Efendimiz Aleyhisselam buyurdular ki; “Sadaka verdiğin zaman; bir sağlıklıyken sadaka ver. Hasta olduğun zaman gönlün kırık olduğu zaman zaten veresin gelir, duyguların artık yoğunlaşmıştır, ölüm yoluna koyulduğunu hissedersin, ama sağlıklıyken parayı her türlü harcama imkanın varken, veriyorsan o çok faziletlidir. Üzerinde cimrilik var, hiçbir şey veresin gelmiyor, buna rağmen zorlayarak verdiğin sadaka en üstündür. Fakirlikten korktuğun anda, endişe ettiğin anda verdiğin sadaka en önemli sadakadır, en faziletli sadakadır.”

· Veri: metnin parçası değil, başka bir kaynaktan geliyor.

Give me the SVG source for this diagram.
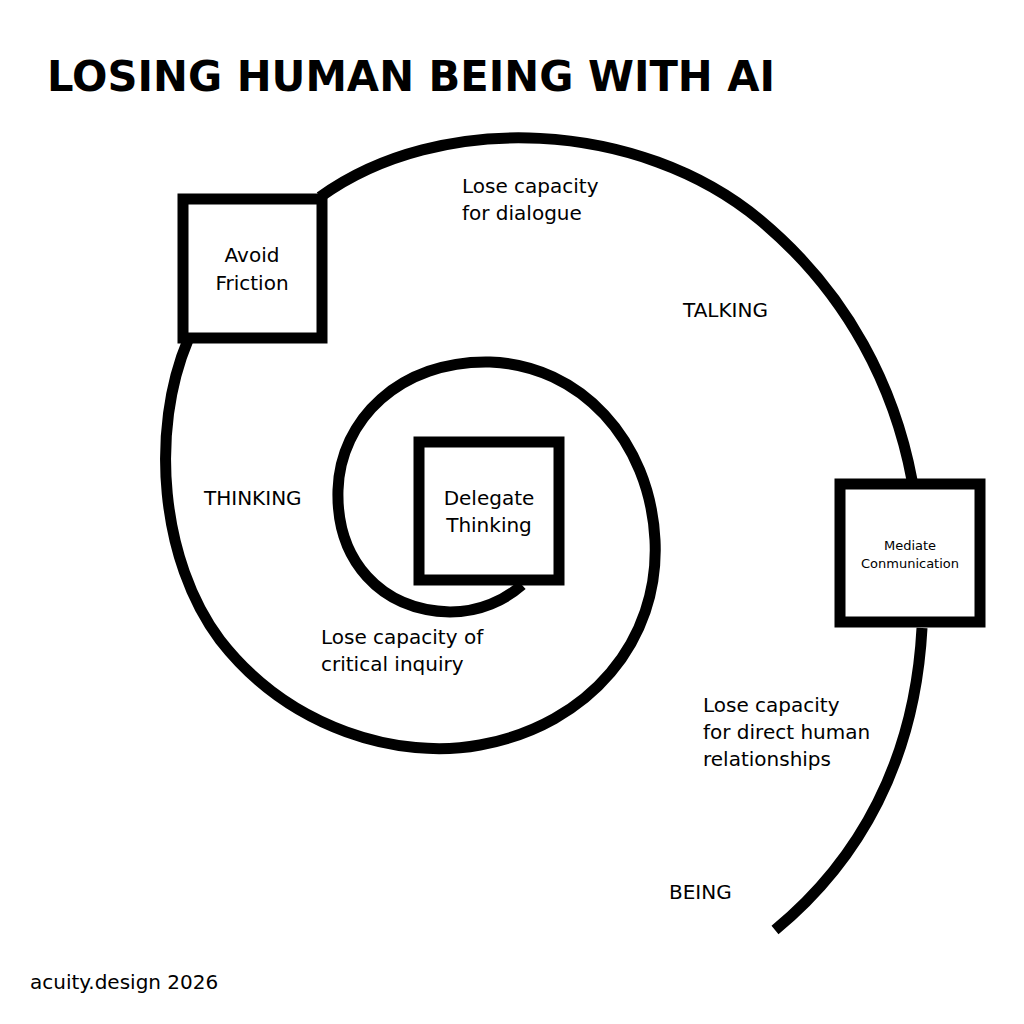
<svg xmlns="http://www.w3.org/2000/svg" width="1024" height="1024" viewBox="0 0 1024 1024">
<style>
.t{font-family:"DejaVu Sans","Liberation Sans",sans-serif;font-size:20px;fill:#000}
.c{fill:none;stroke:#000;stroke-width:11;stroke-linecap:butt}
.b{fill:#fff;stroke:#000;stroke-width:11}
</style>
<rect width="1024" height="1024" fill="#fff"/>
<text x="47" y="91" textLength="728" lengthAdjust="spacingAndGlyphs" style="font-family:'DejaVu Sans','Liberation Sans',sans-serif;font-weight:bold;font-size:42px">LOSING HUMAN BEING WITH AI</text>
<g id="connectors">
<path class="c" d="M320,197 C440,110 640,120 760,220 C850,295 895,390 912,480"/>
<path class="c" d="M922,628 C915,760 860,860 775,930"/>
<path class="c" d="M188,340 C150,430 160,560 220,640 C290,730 400,760 480,745 C590,725 660,640 655,540 C650,440 580,365 490,362 C400,360 340,420 338,490 C336,560 380,610 450,612 C480,612 505,600 522,585"/>
</g>
<g id="avoid"><rect class="b" x="183" y="199" width="139" height="139"/>
<text class="t" x="252" y="262" text-anchor="middle">Avoid</text><text class="t" x="252" y="290" text-anchor="middle">Friction</text></g>
<g id="delegate"><rect class="b" x="419" y="442" width="140" height="138"/>
<text class="t" x="489" y="505" text-anchor="middle">Delegate</text><text class="t" x="489" y="532" text-anchor="middle">Thinking</text></g>
<g id="mediate"><rect class="b" x="840" y="484" width="140" height="138"/>
<text class="t" x="910" y="550" text-anchor="middle" style="font-size:13px">Mediate</text><text class="t" x="910" y="568" text-anchor="middle" style="font-size:13px">Conmunication</text></g>
<g id="labels">
<text class="t" x="462" y="193">Lose capacity</text><text class="t" x="462" y="220">for dialogue</text>
<text class="t" x="683" y="317">TALKING</text>
<text class="t" x="204" y="505">THINKING</text>
<text class="t" x="321" y="644">Lose capacity of</text><text class="t" x="321" y="671">critical inquiry</text>
<text class="t" x="703" y="712">Lose capacity</text><text class="t" x="703" y="739">for direct human</text><text class="t" x="703" y="766">relationships</text>
<text class="t" x="669" y="899">BEING</text>
<text class="t" x="30" y="989">acuity.design 2026</text>
</g>
</svg>
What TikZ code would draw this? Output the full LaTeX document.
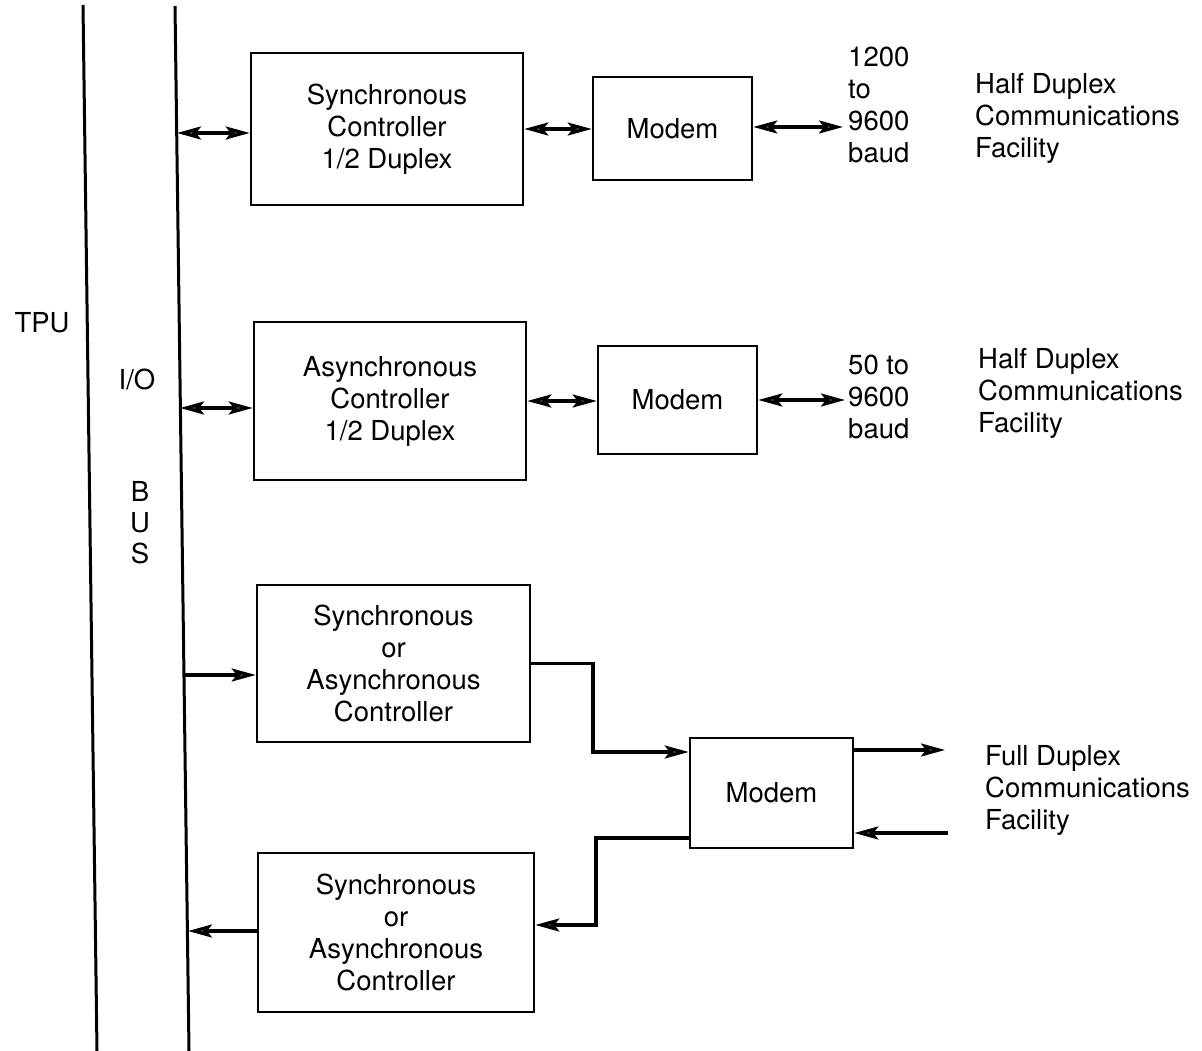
\documentclass[tikz,border=0pt]{standalone}
\usepackage{fontspec}
\setmainfont{TeX Gyre Heros}
\usetikzlibrary{arrows.meta,calc}
\begin{document}
\begin{tikzpicture}[x=1pt,y=-1pt,
  every node/.style={font=\fontsize{27.5}{32}\selectfont},
  box/.style={draw, line width=2.6pt, rectangle, align=center, inner sep=0pt},
  conn/.style={line width=3.2pt},
  arr/.tip={Stealth[length=24pt,width=13pt,inset=5pt,fill=black!50]},
  tip/.style={-arr},
  dtip/.style={arr-arr},
  lbl/.style={align=left, anchor=west, inner sep=0pt},
  bus/.style={line width=3pt}
]
\useasboundingbox (0,0) rectangle (1202,1051);
% vertical lines
\coordinate (tt) at (83,5);
\coordinate (tb) at (97,1051);
\coordinate (bt) at (175,6);
\coordinate (bb) at (189,1051);
\draw[bus] (tt) -- (tb);
\draw[bus] (bt) -- (bb);
% labels on left
\node (tpu) at (42,323) {TPU};
\node (io) at (137,380) {I/O};
\node[align=center, inner sep=0pt, font=\fontsize{27.5}{31}\selectfont] (busl) at (140,523) {B\\U\\S};
% boxes
\node[box, minimum width=272pt, minimum height=152pt] (s1) at (387,129) {Synchronous\\Controller\\1/2 Duplex};
\node[box, minimum width=159pt, minimum height=103pt] (m1) at (672.5,128.5) {Modem};
\node[box, minimum width=272pt, minimum height=158pt] (s2) at (390,401) {Asynchronous\\Controller\\1/2 Duplex};
\node[box, minimum width=159pt, minimum height=108pt] (m2) at (677.5,400) {Modem};
\node[box, minimum width=273pt, minimum height=157pt] (s3) at (393.5,663.5) {Synchronous\\or\\Asynchronous\\Controller};
\node[box, minimum width=163pt, minimum height=110pt] (m3) at (771.5,793) {Modem};
\node[box, minimum width=276pt, minimum height=159pt] (s4) at (396,932.5) {Synchronous\\or\\Asynchronous\\Controller};
% right-hand labels
\node[lbl] (r1) at (848,105) {1200\\to\\9600\\baud};
\node[lbl] (h1) at (975,118) {Half Duplex\\Communications\\Facility};
\node[lbl] (r2) at (848,397) {50 to\\9600\\baud};
\node[lbl] (h2) at (978,393) {Half Duplex\\Communications\\Facility};
\node[lbl] (f1) at (985,790) {Full Duplex\\Communications\\Facility};
% connection points
\coordinate (b1) at (177,133);
\coordinate (b2) at (180,408);
\coordinate (b3) at (184,675);
\coordinate (b4) at (188,931);
\coordinate (e1) at (843,127);
\coordinate (e2) at (845,400);
\coordinate (j1) at (593,752);
\coordinate (o1) at (945,750);
\coordinate (i1) at (948,833);
\coordinate (j2) at (596,838);
\coordinate (j4) at (596,925);
% connectors
\draw[conn, dtip] (b1) -- (b1 -| s1.west);
\draw[conn, dtip] (s1.east) -- (s1.east -| m1.west);
\draw[conn, dtip] (m1.east |- e1) -- (e1);
\draw[conn, dtip] (b2) -- (b2 -| s2.west);
\draw[conn, dtip] (s2.east) -- (s2.east -| m2.west);
\draw[conn, dtip] (m2.east |- e2) -- (e2);
\draw[conn, tip] (b3) -- (b3 -| s3.west);
\draw[conn, tip] (s3.east) -| (j1) -- (j1 -| m3.west);
\draw[conn, tip] (m3.east |- o1) -- (o1);
\draw[conn, tip] (i1) -- (i1 -| m3.east);
\draw[conn, tip] (j2 -| m3.west) -- (j2) -- (j4) -- (j4 -| s4.east);
\draw[conn, tip] (b4 -| s4.west) -- (b4);
\end{tikzpicture}
\end{document}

Yani ne demek; “Sıkıntılarım var ödemelerim var ama bir tarafta da çok gariban birisi var, ben buna verirsem kendim sıkıntı yaşayacağım. Şu an işim yok gücüm yok, işler kötü, ekonomik darlıktayım” dediğin zaman verilen sadaka en faziletlidir.

Tamda bizim vermediğimiz zamanları anlatıyor değil mi? Resulullah (s.a.v).

Birde; zengin olma ümidinin olduğu zamanlarda vermendir.

Ne demek? Yani para biriktiriyorsunuz, ev alacaksın araba alacaksın, imkan sahibi olacaksın böyle bir hedefin var, araba alacaksın ev alacaksın iş yeri alacaksın şudur budur, böyle hedeflerin olduğu zaman verdiğin sadaka en üstün sadakadır.

Yani özetleyecek olursak muhteremler;

Peygamberimiz (s.a.v) bize şunu ifade etmiş oluyor, en faziletli sadaka en faziletli ibadet, sizin en fazla zorlanarak verdiğiniz sadaka, en fazla zorlanarak yaptığınız ibadettir.

Yani; bir ibadette ne kadar fazla sıkıntı varsa ne kadar fazla meşakkat varsa, kazancı o kadar oluyor.

Allahuteala yaptığımız ibadetlerde zorlanmadan dolayı bize ekstra olarak ücret veriyor.

Efendimiz (s.a.v) devamında çok önemli bir şey daha buyuruyor;

“Ey adam, sakın ha sadakayı ihmal etme. Can boğaza geldiği zaman şöyle dersin. ‘Benim şu malım falanca oğlumun olsun, falanca malım şunun olsun’ diyeceğin zaman, zaten sen demesen de o iş olacak. Sen zaten dünyadan gidiyorsun, artık o iş bitmiş, o zaman gelmeden sağlıklıyken, imkanın varken, nefsini ez sadaka ver en üstün sadaka odur” buyuruyor Peygamberimiz (s.a.v).

Ölmek üzere olan veya öldükten sonraki kişileri Allahuteala Kur'an'da anlatırken şöyle yalvardıklarını anlatıyor;

“Ey rabbimiz, beni yakın bir zaman dünyaya gönderir misin? Sadaka verip Salih adam olayım diye.”

O zaman gelecek. O zamandan önce sadaka bol bol verelim muhteremler. Evimizde bir zarf olsun, her gün mutlaka oraya bir şey koyalım, sonra biriktiği zaman bir fakire bir garibana vermiş oluruz.

Hayatımızın her alanına tesiri olan bir şeydir sadaka vermek.

Allahuteala bizi nefsimizin cimriliğinden kurtarsın.